> What is being asked
All the data should be repeated exactly. Any image in it is left out.

━━ Given information

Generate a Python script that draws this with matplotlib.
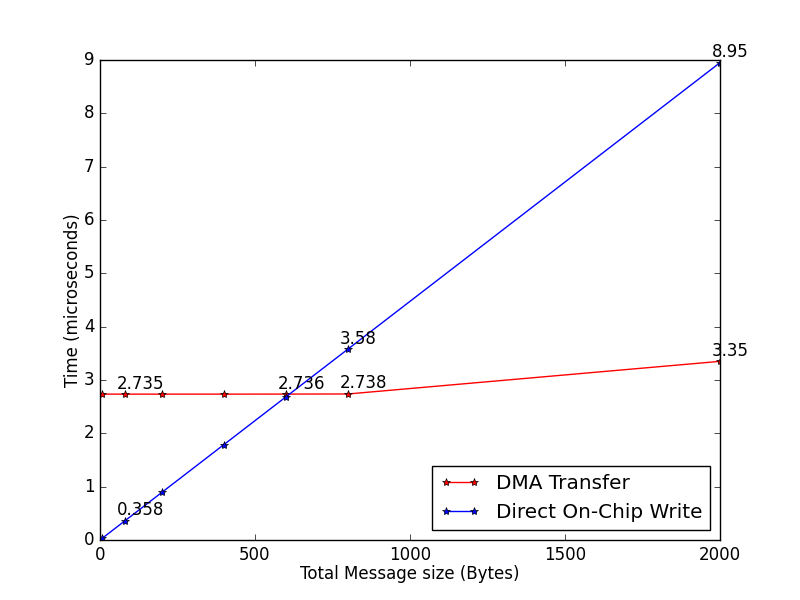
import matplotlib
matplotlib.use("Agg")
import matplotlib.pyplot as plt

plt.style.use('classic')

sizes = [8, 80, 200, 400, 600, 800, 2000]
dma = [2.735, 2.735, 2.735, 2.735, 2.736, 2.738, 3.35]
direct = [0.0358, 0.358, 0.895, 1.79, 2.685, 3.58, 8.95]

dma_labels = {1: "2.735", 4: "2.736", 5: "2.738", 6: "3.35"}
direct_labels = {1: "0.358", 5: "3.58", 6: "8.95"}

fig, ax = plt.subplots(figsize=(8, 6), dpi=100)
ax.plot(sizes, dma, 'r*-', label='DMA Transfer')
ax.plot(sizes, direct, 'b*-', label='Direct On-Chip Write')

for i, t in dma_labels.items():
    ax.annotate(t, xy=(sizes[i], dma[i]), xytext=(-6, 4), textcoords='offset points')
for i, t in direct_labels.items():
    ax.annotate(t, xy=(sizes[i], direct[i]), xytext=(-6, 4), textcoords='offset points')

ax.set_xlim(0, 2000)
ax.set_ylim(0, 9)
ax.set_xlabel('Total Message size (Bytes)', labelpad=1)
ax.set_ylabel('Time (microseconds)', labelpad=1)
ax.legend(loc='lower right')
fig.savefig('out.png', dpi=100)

━━━━

> Task response
Generate a Python script that draws this with matplotlib.
import matplotlib
matplotlib.use("Agg")
import matplotlib.pyplot as plt

plt.style.use('classic')

sizes = [8, 80, 200, 400, 600, 800, 2000]
dma = [2.735, 2.735, 2.735, 2.735, 2.736, 2.738, 3.35]
direct = [0.0358, 0.358, 0.895, 1.79, 2.685, 3.58, 8.95]

dma_labels = {1: "2.735", 4: "2.736", 5: "2.738", 6: "3.35"}
direct_labels = {1: "0.358", 5: "3.58", 6: "8.95"}

fig, ax = plt.subplots(figsize=(8, 6), dpi=100)
ax.plot(sizes, dma, 'r*-', label='DMA Transfer')
ax.plot(sizes, direct, 'b*-', label='Direct On-Chip Write')

for i, t in dma_labels.items():
    ax.annotate(t, xy=(sizes[i], dma[i]), xytext=(-6, 4), textcoords='offset points')
for i, t in direct_labels.items():
    ax.annotate(t, xy=(sizes[i], direct[i]), xytext=(-6, 4), textcoords='offset points')

ax.set_xlim(0, 2000)
ax.set_ylim(0, 9)
ax.set_xlabel('Total Message size (Bytes)', labelpad=1)
ax.set_ylabel('Time (microseconds)', labelpad=1)
ax.legend(loc='lower right')
fig.savefig('out.png', dpi=100)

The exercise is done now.